First up: Catcher Austin Hedges
Baseball America says the second round draft pick in 2011 is the number six overall prospect in the Padres organization entering this season. Hedges stands at 6’1” and weighs 190 pounds. He saw action in nine games last year, spending five of them with the rookie-level Peoria club, where he hit 5-16 with a home run and 4 RBI, and then he went 1-10 in four games with the Eugene ballclub.
This is part of the scouting report from Perfectgame.org:
“He excels in all areas of catching, and plays the position with high energy. Hedges has a shortstop’s build with wide shoulders and slender, quick hips, and plays his position a lot like a highly-athletic shortstop would play his. He is exceptionally light on his feet with cat-like quickness in shifting and blocking. He also receives the ball cleanly with soft hands and has a deliberate, compact release on his throws to go with above-average raw arm strength.”
Hedges was originally committed to play baseball at UCLA, but ended up signing with San Diego.
Next on the list: Infielder Jace Peterson
Peterson was taken 58th overall by San Diego in the 2010 draft, and entering this year was tabbed as the best athlete in the Padres system according to Baseball America.
Starting to sense a theme here? Remember that ESPN’s Keith Law ranked the Padres farm system as the best in all of baseball just last month.

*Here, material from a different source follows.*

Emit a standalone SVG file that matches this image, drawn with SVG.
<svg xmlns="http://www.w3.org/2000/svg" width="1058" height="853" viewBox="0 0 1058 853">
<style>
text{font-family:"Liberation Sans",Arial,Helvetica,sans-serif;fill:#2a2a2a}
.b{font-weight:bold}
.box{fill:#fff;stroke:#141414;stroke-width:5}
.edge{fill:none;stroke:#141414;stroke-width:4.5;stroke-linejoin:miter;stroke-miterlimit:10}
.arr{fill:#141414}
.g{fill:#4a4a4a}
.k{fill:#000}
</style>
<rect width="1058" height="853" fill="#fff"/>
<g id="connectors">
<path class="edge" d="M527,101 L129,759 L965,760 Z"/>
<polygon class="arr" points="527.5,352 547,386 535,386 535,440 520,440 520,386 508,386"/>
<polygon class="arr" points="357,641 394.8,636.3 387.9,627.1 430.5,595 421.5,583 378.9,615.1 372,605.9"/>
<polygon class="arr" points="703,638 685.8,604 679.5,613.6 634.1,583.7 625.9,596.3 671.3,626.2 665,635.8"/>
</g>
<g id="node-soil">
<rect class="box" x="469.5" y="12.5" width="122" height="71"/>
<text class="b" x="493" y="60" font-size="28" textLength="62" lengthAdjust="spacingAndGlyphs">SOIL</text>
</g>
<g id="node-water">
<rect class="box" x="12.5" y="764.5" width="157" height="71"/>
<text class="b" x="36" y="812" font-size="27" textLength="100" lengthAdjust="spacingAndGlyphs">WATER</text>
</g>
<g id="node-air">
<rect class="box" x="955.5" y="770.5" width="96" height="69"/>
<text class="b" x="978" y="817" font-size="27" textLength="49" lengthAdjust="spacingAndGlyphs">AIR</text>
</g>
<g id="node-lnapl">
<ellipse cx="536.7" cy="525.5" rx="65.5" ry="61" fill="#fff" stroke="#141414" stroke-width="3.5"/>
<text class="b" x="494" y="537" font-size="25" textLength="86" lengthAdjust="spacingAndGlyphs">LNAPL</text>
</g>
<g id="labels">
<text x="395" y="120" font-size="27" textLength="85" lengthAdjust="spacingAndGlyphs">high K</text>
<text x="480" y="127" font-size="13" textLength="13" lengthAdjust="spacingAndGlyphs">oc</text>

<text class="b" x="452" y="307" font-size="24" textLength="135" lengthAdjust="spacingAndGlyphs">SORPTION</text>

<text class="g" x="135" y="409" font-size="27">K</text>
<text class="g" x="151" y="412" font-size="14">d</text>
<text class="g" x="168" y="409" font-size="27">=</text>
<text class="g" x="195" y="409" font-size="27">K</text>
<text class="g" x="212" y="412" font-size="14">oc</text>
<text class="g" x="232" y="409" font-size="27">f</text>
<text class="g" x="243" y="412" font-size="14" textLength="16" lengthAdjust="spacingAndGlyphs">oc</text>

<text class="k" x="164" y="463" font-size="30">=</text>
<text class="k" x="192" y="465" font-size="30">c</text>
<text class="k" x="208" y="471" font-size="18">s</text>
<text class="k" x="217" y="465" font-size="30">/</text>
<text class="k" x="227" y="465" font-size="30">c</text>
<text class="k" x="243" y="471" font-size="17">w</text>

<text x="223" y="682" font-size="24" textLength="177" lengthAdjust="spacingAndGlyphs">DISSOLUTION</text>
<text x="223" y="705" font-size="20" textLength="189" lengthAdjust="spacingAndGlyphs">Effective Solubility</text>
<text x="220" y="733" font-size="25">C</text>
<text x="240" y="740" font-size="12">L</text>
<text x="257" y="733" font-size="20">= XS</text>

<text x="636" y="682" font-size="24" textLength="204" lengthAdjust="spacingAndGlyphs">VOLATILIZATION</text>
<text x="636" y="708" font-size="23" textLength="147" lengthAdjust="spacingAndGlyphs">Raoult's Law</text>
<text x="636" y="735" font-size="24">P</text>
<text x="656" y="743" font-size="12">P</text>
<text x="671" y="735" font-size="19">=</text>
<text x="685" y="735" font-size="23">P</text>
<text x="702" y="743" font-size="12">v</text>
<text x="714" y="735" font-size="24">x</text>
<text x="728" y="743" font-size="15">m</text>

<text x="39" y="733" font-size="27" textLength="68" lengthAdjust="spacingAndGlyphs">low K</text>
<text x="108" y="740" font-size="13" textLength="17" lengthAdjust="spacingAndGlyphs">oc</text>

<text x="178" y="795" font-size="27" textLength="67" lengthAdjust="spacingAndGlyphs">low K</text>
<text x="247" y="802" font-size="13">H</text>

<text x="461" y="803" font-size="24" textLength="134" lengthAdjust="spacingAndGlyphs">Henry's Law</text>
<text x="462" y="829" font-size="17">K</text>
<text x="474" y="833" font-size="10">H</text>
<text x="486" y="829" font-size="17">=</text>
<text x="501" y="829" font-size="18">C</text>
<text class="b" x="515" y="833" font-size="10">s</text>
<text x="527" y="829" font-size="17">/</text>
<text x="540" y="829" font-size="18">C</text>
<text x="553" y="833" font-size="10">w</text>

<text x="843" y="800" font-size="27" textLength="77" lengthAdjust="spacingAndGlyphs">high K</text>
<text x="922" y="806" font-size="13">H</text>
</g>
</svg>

Possibly the most intriguing thing about Peterson is that not only can he play baseball, but he was also a cornerback in college for the McNeese State football team. Here’s what Baseball America’s Jim Callis had to say back in June:
“Peterson stands out most on the diamond with his well above-average speed. He has a line-drive lefthanded swing and a strong arm at shortstop.”
Peterson signed with the Padres just a day after 2011 TinCap Cory Spangenberg did.

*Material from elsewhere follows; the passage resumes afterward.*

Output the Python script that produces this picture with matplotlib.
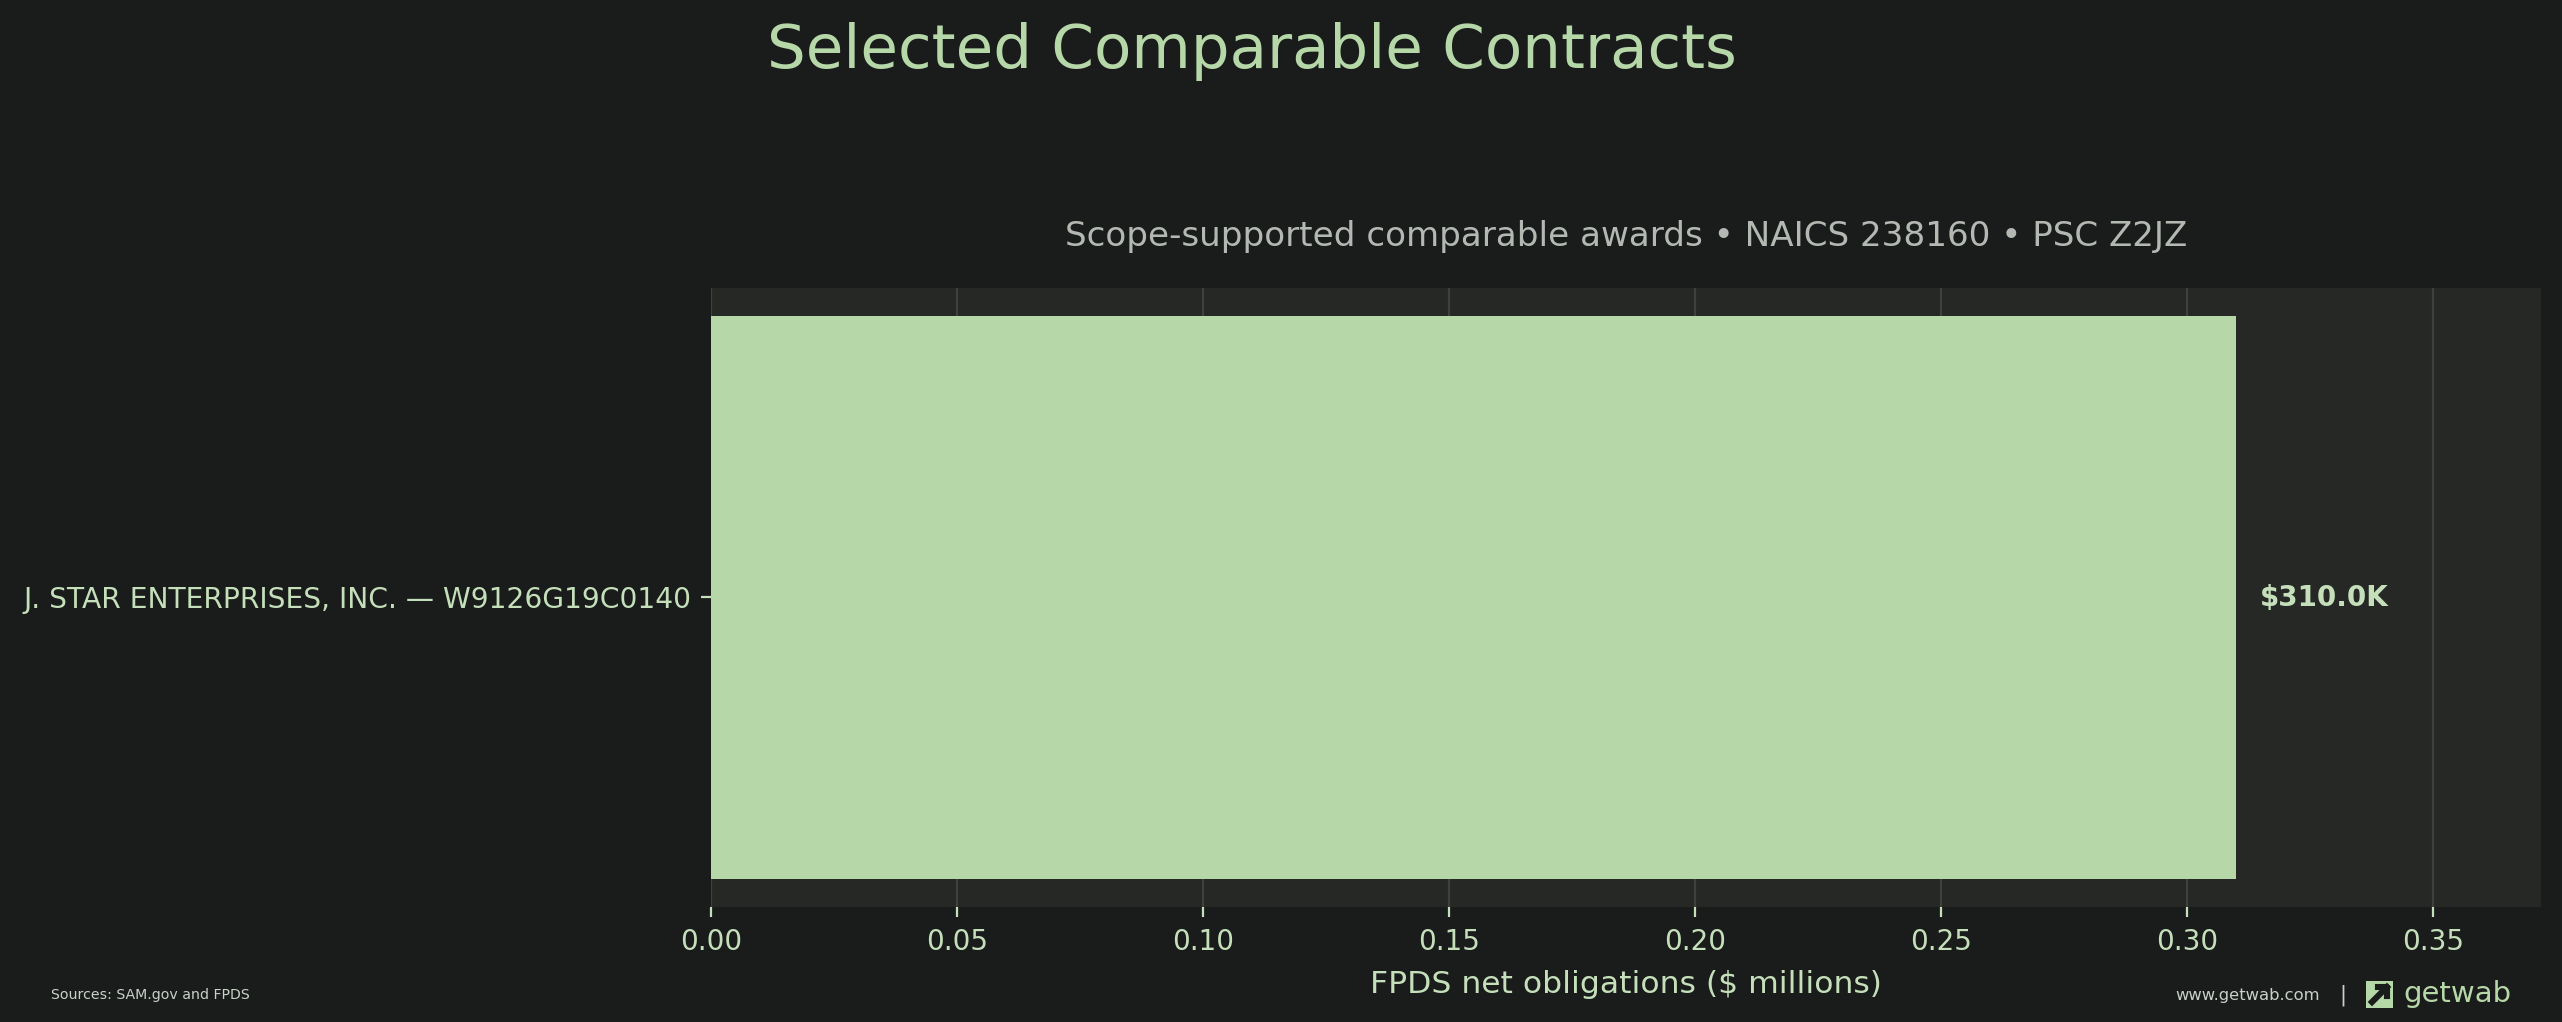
import matplotlib
matplotlib.use("Agg")
import matplotlib.pyplot as plt
from matplotlib.patches import Rectangle
from matplotlib.lines import Line2D

# ---- data ----
labels = ["J. STAR ENTERPRISES, INC. — W9126G19C0140"]
values = [0.31]  # $ millions
value_labels = ["$310.0K"]
xticks = [0.0, 0.05, 0.10, 0.15, 0.20, 0.25, 0.30, 0.35]
title = "Selected Comparable Contracts"
subtitle = "Scope-supported comparable awards • NAICS 238160 • PSC Z2JZ"
xlabel = "FPDS net obligations ($ millions)"
source = "Sources: SAM.gov and FPDS"

# ---- style ----
BG = "#1a1c1b"
AX_BG = "#262826"
GRID = "#3e413e"
BAR = "#b6d7a8"
TXT = "#c5dfbb"
SUB = "#b3b8b3"

W, H = 2562, 1022
fig = plt.figure(figsize=(W / 200, H / 200), dpi=200, facecolor=BG)
ax = fig.add_axes([711 / W, 1 - 907 / H, (2541 - 711) / W, (907 - 288) / H])
ax.set_facecolor(AX_BG)
ax.barh(labels, values, color=BAR, height=0.8, zorder=3)
ax.set_xlim(0, max(values) * 1.2)
ax.set_xticks(xticks)
ax.set_xticklabels([f"{t:.2f}" for t in xticks])
ax.grid(axis="x", color=GRID, linewidth=0.8, zorder=0)
ax.set_axisbelow(True)
for s in ax.spines.values():
    s.set_visible(False)
ax.tick_params(colors=TXT, labelsize=10)
ax.tick_params(axis="x", pad=4)
ax.tick_params(axis="y", labelsize=10.15)
ax.set_xlabel(xlabel, color=TXT, fontsize=11.3, labelpad=5)
ax.set_title(subtitle, color=SUB, fontsize=12.3, pad=15)
xmax = max(values) * 1.2
for i, (v, l) in enumerate(zip(values, value_labels)):
    ax.text(v + xmax * 0.013, i, l, va="center", ha="left", color=TXT,
            fontsize=10, fontweight="bold")

fig.text(0.4887, 1 - 68 / H, title, ha="center", va="baseline",
         fontsize=22, color=BAR)

# footer
fy = 1 - 995 / H
fig.text(51 / W, fy, source, ha="left", va="center", fontsize=5.1, color="#c8d0c8")
fig.text(2320 / W, fy, "www.getwab.com", ha="right", va="center", fontsize=5.9, color="#c8d0c8")
fig.text(2343 / W, fy, "|", ha="center", va="center", fontsize=7.5, color="#c8d0c8")
x0, y0, s = 2366 / W, 1 - 1008 / H, 27
fig.add_artist(Rectangle((x0, y0), s / W, s / H, transform=fig.transFigure,
                         facecolor=BAR, edgecolor="none"))
fig.add_artist(Line2D([x0 + 6 / W, x0 + 21 / W], [y0 + 6 / H, y0 + 21 / H],
                      transform=fig.transFigure, color=BG, linewidth=2.2))
fig.add_artist(Line2D([x0 + 12 / W, x0 + 21 / W, x0 + 21 / W],
                      [y0 + 21 / H, y0 + 21 / H, y0 + 12 / H],
                      transform=fig.transFigure, color=BG, linewidth=2.2))
fig.text(2403 / W, 1 - 1002 / H, "getwab", ha="left", va="baseline",
         fontsize=10.5, color=BAR)

fig.savefig("out.png", dpi=200, facecolor=BG)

In 73 games with Eugene last year, Peterson hit .243 and stole 39 bases in 49 tries. Opposing batteries, be warned.
Last up: Pitcher Joe Ross
Ross is the younger brother of Oakland A’s hurler Tyson Ross. Thanks to Dan Hayes of the North County (CA) Times for asking the younger Ross about the impact his older brother has had on him:
“(He) gave me the edge to get ahead. I got to see firsthand what he did and what his work ethic was. It also challenged me to try and be better than him because everyone is always asking about him and I’m known as his little brother. It’s pushed me.”

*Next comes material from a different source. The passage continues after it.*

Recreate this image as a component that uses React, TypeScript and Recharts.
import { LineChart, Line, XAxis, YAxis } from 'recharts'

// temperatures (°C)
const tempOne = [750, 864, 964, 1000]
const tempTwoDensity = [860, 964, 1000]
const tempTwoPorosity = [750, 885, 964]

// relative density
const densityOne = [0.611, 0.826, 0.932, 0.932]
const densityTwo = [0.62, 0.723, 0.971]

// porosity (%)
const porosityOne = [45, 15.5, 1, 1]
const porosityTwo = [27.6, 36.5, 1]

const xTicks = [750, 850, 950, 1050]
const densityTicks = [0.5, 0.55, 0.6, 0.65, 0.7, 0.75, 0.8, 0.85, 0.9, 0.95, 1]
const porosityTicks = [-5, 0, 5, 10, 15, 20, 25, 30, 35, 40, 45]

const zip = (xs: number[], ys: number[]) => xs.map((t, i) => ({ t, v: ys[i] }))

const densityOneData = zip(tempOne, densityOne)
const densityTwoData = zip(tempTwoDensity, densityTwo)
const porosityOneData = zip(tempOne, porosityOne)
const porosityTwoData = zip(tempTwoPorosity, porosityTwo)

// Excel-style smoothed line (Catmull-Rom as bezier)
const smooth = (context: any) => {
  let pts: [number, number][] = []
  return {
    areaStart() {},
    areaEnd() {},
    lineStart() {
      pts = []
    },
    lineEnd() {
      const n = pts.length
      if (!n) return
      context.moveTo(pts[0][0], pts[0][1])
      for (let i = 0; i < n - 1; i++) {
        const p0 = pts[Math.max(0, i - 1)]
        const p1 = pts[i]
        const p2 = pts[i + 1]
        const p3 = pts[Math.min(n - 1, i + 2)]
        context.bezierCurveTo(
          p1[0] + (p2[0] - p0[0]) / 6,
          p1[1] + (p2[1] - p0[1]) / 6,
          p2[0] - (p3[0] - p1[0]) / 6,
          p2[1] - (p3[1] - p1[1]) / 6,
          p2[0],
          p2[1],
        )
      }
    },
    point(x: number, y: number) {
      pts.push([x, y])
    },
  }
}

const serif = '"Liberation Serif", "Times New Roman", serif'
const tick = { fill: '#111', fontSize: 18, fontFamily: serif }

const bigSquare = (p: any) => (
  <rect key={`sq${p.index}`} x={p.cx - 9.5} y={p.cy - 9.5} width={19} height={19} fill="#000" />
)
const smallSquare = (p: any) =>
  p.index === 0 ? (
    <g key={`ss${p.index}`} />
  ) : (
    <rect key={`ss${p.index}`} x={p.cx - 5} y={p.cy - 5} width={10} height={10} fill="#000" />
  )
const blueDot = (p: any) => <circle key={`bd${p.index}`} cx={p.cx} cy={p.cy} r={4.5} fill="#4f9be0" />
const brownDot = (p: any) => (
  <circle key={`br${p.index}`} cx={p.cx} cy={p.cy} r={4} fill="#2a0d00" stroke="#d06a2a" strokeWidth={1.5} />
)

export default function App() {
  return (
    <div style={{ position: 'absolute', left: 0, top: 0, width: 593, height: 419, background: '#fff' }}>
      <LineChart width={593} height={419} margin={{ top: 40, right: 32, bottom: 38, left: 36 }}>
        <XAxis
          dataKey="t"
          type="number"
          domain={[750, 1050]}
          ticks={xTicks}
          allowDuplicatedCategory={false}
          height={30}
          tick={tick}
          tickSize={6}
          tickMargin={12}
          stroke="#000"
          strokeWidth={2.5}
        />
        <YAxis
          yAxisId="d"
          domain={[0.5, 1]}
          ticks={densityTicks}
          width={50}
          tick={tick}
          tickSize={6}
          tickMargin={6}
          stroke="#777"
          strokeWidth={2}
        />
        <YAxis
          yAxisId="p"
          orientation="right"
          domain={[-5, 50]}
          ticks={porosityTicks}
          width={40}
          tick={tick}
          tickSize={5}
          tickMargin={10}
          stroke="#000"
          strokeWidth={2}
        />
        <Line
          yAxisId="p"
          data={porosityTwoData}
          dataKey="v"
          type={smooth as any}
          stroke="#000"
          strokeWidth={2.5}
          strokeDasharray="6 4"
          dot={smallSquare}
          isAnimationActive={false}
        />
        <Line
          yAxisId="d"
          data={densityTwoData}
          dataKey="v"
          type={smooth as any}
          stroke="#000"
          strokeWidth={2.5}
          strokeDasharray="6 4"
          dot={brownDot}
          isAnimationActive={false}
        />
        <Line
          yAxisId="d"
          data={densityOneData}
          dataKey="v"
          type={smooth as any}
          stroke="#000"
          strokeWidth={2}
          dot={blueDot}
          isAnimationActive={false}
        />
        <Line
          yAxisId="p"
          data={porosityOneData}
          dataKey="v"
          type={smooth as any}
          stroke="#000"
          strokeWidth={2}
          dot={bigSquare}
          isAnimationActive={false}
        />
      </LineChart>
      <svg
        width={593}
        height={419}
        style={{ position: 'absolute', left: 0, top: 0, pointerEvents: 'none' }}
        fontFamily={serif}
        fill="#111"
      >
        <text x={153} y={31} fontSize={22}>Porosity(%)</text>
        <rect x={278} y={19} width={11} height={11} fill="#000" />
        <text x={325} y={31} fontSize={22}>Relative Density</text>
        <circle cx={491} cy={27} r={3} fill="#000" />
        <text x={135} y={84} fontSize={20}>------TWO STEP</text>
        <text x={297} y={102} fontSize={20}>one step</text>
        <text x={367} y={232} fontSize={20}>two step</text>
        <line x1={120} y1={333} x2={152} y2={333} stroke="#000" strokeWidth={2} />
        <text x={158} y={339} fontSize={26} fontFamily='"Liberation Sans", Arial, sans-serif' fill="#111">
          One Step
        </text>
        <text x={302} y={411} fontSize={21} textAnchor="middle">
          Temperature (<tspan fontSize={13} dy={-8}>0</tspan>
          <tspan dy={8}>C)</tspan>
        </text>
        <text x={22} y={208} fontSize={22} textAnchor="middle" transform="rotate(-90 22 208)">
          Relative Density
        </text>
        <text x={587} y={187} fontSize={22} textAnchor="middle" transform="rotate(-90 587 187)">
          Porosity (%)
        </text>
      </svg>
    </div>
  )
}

Although Ross only pitched one inning with rookie-level Peoria last season, Baseball America lists him as the number 10 prospect in the Padres organization.
Ross is young, he’ll turn 19 on May 21st of this year, but Baseball America says his fastball sits anywhere between 91 and 95, and that’ll get you noticed real quickly.
Again, these are all just guesses as to who the Padres will send to Fort Wayne. Just because you did well at one level last year doesn’t necessarily mean you’ll automatically move up to start the next season. Player development is important to each and every team, and all 30 teams handle it uniquely.
“Naat” Afraid or Muck Hunt
I had my first “frolf” (that’s Frisbee golf) experience on Wednesday evening. TinCaps Assistant Director of Marketing/Community Relations Abby Naas invited me out to play at Fort Wayne’s Swinney Park with a few other folks from work. I was excited because I had never played before. I figured “Well, I can throw a frisbee just fine, so I should be good at this”. That hypothesis was incorrect.
Frolf, or disc golf, as it’s more commonly called (and by that I mean everyone but me) utilizes several different types of discs, which are heavier and smaller than your standard frisbee. There are variations that equate to your driver in golf, your irons, and a putter. The game is much more difficult than it looks.
If you’ve never been to Swinney Park, it’s a lovely place to spend an afternoon or an evening. It’s also wrapped around the St. Mary’s River and features a pond within the grounds. I managed to throw a disc into both bodies of water. It should be mentioned that these discs do not float. This is where the fearless Abby Naas comes in.
At one particular hole on the west side of the park, I was trying to get my disc into the goal, which looks somewhat like a giant bird feeder, but with chains on it. I missed.
The disc went into the water, and we could see where it landed on the surface…and then sunk. Abby heroically ventured into the water, sans sneakers, and retrieved the disc. It needs to be pointed out that this water was opaque, and there were layers of sediment at the bottom. There was also a very steep, muddy slope that needed to be traversed in order to enter the water. It was a very admirable job by Abby.
I’ve signed up, along with a few other co-workers, to run this weekend’s 5-Kilt Race in downtown Fort Wayne. I’m told by Abby there will be a kilt provided for me to wear. That would certainly be a first for me!
I run in the mornings before work, but I haven’t run a competitive 3.1 mile race since my senior year of high school. I was a captain of the White Plains Tigers cross country team as a senior, but I never ran a single varsity race that year. I think that speaks for itself. That said, I’m looking to finish in less than 24 minutes. Is that good? I have no idea, but it seems reasonable.
If you’re out and about, I hope you’ll say hi!
David May with “Superstar” has recently been added to my running playlist.